Escravos do ouro Endividados e isolados, garimpeiros que trabalhavam no Pará foram resgatados em situação análoga à escravidão.
O garimpo de Raimunda Oliveira Nunes desenvolveu um “sistema eficiente” de produção. Mas o seu diferencial não está no modo como extrai o metal do solo, e sim na técnica para tirar o ouro dos seus funcionários. Há 36 anos ela e sua família aprimoram o sistema na propriedade ilegalmente instalada dentro da Floresta Nacional do Amana, no município de Itaituba, oeste do Pará.
Além de patroa, Raimunda também é banco e comércio do local.
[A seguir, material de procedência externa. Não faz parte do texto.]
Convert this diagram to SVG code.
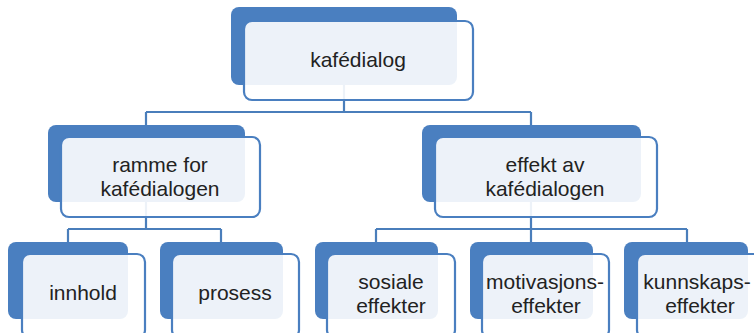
<svg xmlns="http://www.w3.org/2000/svg" width="754" height="333" viewBox="0 0 754 333">
<style>
.back{fill:#4a7fc0}
.front{fill:#ffffff;fill-opacity:0.9;stroke:#4a7fc0;stroke-width:2.2}
.conn{fill:none;stroke:#4a7ebb;stroke-width:2.2}
text{font-family:"Liberation Sans",Arial,sans-serif;font-size:21px;fill:#222222;text-anchor:middle}
</style>
<rect width="754" height="333" fill="#ffffff"/>
<g id="connectors">
<path class="conn" d="M344,85 V112 M146,112 H531 M146,112 V125 M531,112 V125"/>
<path class="conn" d="M146,202 V229 M68,229 H221 M68,229 V243 M221,229 V243"/>
<path class="conn" d="M531,202 V229 M376,229 H687 M376,229 V243 M531,229 V243 M687,229 V243"/>
</g>
<g id="node-kafedialog">
<rect class="back" x="231" y="7" width="226" height="78" rx="8"/>
<rect class="front" x="244" y="21" width="229" height="79" rx="8"/>
<text x="358" y="67">kafédialog</text>
</g>
<g id="node-ramme">
<rect class="back" x="48" y="125" width="197" height="77" rx="8"/>
<rect class="front" x="61" y="137" width="199" height="80" rx="8"/>
<text x="160" y="172">ramme for</text>
<text x="160" y="196">kafédialogen</text>
</g>
<g id="node-effekt">
<rect class="back" x="422" y="125" width="219" height="77" rx="8"/>
<rect class="front" x="435" y="137" width="222" height="80" rx="8"/>
<text x="545" y="172">effekt av</text>
<text x="545" y="196">kafédialogen</text>
</g>
<g id="node-innhold">
<rect class="back" x="8" y="242" width="120" height="77" rx="8"/>
<rect class="front" x="22" y="254" width="123" height="84" rx="8"/>
<text x="83" y="300">innhold</text>
</g>
<g id="node-prosess">
<rect class="back" x="160" y="242" width="123" height="77" rx="8"/>
<rect class="front" x="172" y="254" width="127" height="84" rx="8"/>
<text x="235" y="300">prosess</text>
</g>
<g id="node-sosiale">
<rect class="back" x="315" y="242" width="123" height="77" rx="8"/>
<rect class="front" x="327" y="254" width="128" height="84" rx="8"/>
<text x="391" y="289">sosiale</text>
<text x="391" y="313">effekter</text>
</g>
<g id="node-motivasjon">
<rect class="back" x="470" y="242" width="123" height="77" rx="8"/>
<rect class="front" x="482" y="254" width="127" height="84" rx="8"/>
<text x="545" y="289">motivasjons-</text>
<text x="546" y="313">effekter</text>
</g>
<g id="node-kunnskap">
<rect class="back" x="624" y="242" width="124" height="77" rx="8"/>
<rect class="front" x="637" y="254" width="128" height="84" rx="8"/>
<text x="697" y="289">kunnskaps-</text>
<text x="700" y="313">effekter</text>
</g>
</svg>
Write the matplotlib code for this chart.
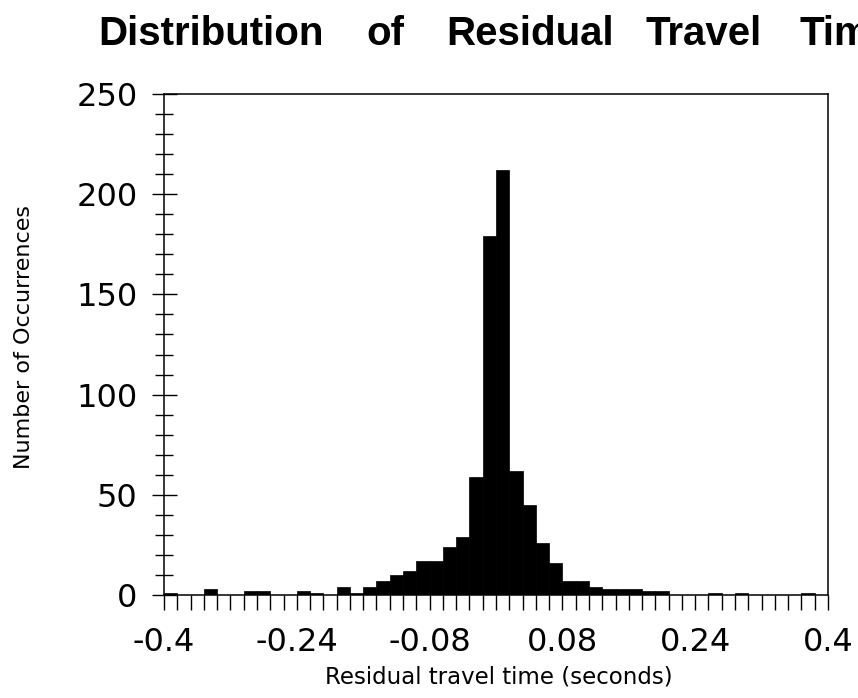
import matplotlib
matplotlib.use("Agg")
import matplotlib.pyplot as plt
import numpy as np

# Histogram of residual travel times, 50 bins of 0.016 s between -0.4 and 0.4
bin_left = -0.4
bin_width = 0.016
counts = [1, 0, 0, 3, 0, 0, 2, 2, 0, 0,
          2, 1, 0, 4, 1, 4, 7, 10, 12, 17,
          17, 24, 29, 59, 179, 212, 62, 45, 26, 16,
          7, 7, 4, 3, 3, 3, 2, 2, 0, 0,
          0, 1, 0, 1, 0, 0, 0, 0, 1, 0]
x_tick_values = [-0.4, -0.24, -0.08, 0.08, 0.24, 0.4]
x_tick_labels = ["-0.4", "-0.24", "-0.08", "0.08", "0.24", "0.4"]
y_tick_values = [0, 50, 100, 150, 200, 250]

# title words are spaced out widely in the original
title_words = ["Distribution", "of", "Residual", "Travel", "Time"]
title_word_x = [98, 366, 446, 646, 799]
x_label = "Residual travel time (seconds)"
y_label = "Number of Occurrences"

edges = bin_left + bin_width * np.arange(len(counts) + 1)

fig = plt.figure(figsize=(8.58, 6.98), dpi=100)
ax = fig.add_axes([164 / 858, 103 / 698, 664 / 858, 501 / 698])

# Solid black bars
ax.bar(edges[:-1], counts, width=bin_width, align="edge",
       color="black", edgecolor="black", linewidth=0.5)

ax.set_xlim(-0.4, 0.4)
ax.set_ylim(0, 250)

# X ticks: one per bin edge, labels every tenth edge
ax.set_xticks(x_tick_values)
ax.set_xticklabels(x_tick_labels)
ax.set_xticks(edges, minor=True)
ax.tick_params(axis="x", which="both", direction="out", length=11, width=1.0,
               top=False, color="black")
ax.tick_params(axis="x", which="major", pad=12, labelsize=23)

# Y ticks cross the axis line
ax.set_yticks(y_tick_values)
ax.set_yticks(np.arange(0, 251, 10), minor=True)
ax.tick_params(axis="y", which="major", direction="inout", length=18, width=1.0,
               pad=10, labelsize=23, right=False)
ax.tick_params(axis="y", which="minor", direction="inout", length=13, width=1.0,
               right=False)

for lab in ax.get_xticklabels() + ax.get_yticklabels():
    lab.set_family("DejaVu Sans")

for side in ["left", "right", "top", "bottom"]:
    ax.spines[side].set_linewidth(1.1)
    ax.spines[side].set_color("black")

# Title sits at top-left and runs off the right edge like the original
for word, px in zip(title_words, title_word_x):
    fig.text(px / 858, 1 - 45 / 698, word, ha="left", va="baseline",
             fontsize=29, fontweight="bold", family="Liberation Sans")

fig.text(499 / 858, 1 - 683 / 698, x_label, ha="center", va="baseline",
         fontsize=16.5, family="DejaVu Sans")
fig.text(24.5 / 858, 1 - 337 / 698, y_label, ha="center", va="center",
         rotation=90, fontsize=16, family="DejaVu Sans")

fig.savefig("out.png", dpi=100)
Ela “guarda” o pagamento dos funcionários (entre 3 e 7% do ouro que extraem) e usa esse crédito para descontar os gastos deles no garimpo. Todo o controle é mantido por ela, em um famoso caderno que fica na sede e ninguém acessa, apenas ela. A dívida só é revelada quando eles vão embora, momento em que a patroa faz as contas. Os garimpeiros se referem com temor ao momento em que ela “risca o caderno”. Raimunda criou uma série de regras, atípicas até para os garimpeiros mais rodados, que fazem os trabalhadores gastar dentro do seu garimpo. É proibido trazer comida de fora, compras apenas na sua cantina. É proibido namorar, as relações são intermediadas pelo pagamento de programas. É proibido usar a internet disponível na sede, obrigando quem quer falar com a família a pagar para ir até o local onde há um rádio. Tudo isso vira dívida. Na hora que ela risca o caderno, alguns devem tanto que não têm saldo nem para sair do local.
Era o caso de um trabalhador sentado na beira da estrada que liga a sede à porteira quando o comboio de dez carros entrou na propriedade, na quinta dia 16.
Foi quando os 38 homens e mulheres que trabalhavam ali foram resgatados pelo grupo de fiscalização móvel do Ministério do Trabalho. Os fiscais consideraram que os 30 garimpeiros e 8 cozinheiras viviam em situação análoga à de escravos. Como o garimpo estava dentro da Floresta Nacional do Amana, a ação foi em parceria com o Icmbio, o Instituto Chico Mendes de Conservação para a Biodiversidade, que interditou as frentes de extração. Participaram também o Ministério Público do Trabalho, a Defensoria Pública da União, o Ministério Público Federal e a Polícia Militar.
Olhando para os lados e muitas vezes sussurrando para falar com a equipe da Repórter Brasil, os trabalhadores só revelaram o esquema ao qual eram submetidos depois que foram retirados dali. Mesmo assim, com medo. “Prefiro viver”,respondeu uma das mulheres quando questionada se o seu nome poderia ser publicado. Respeitando a vontade da maioria, a identidade dos trabalhadores não será revelada.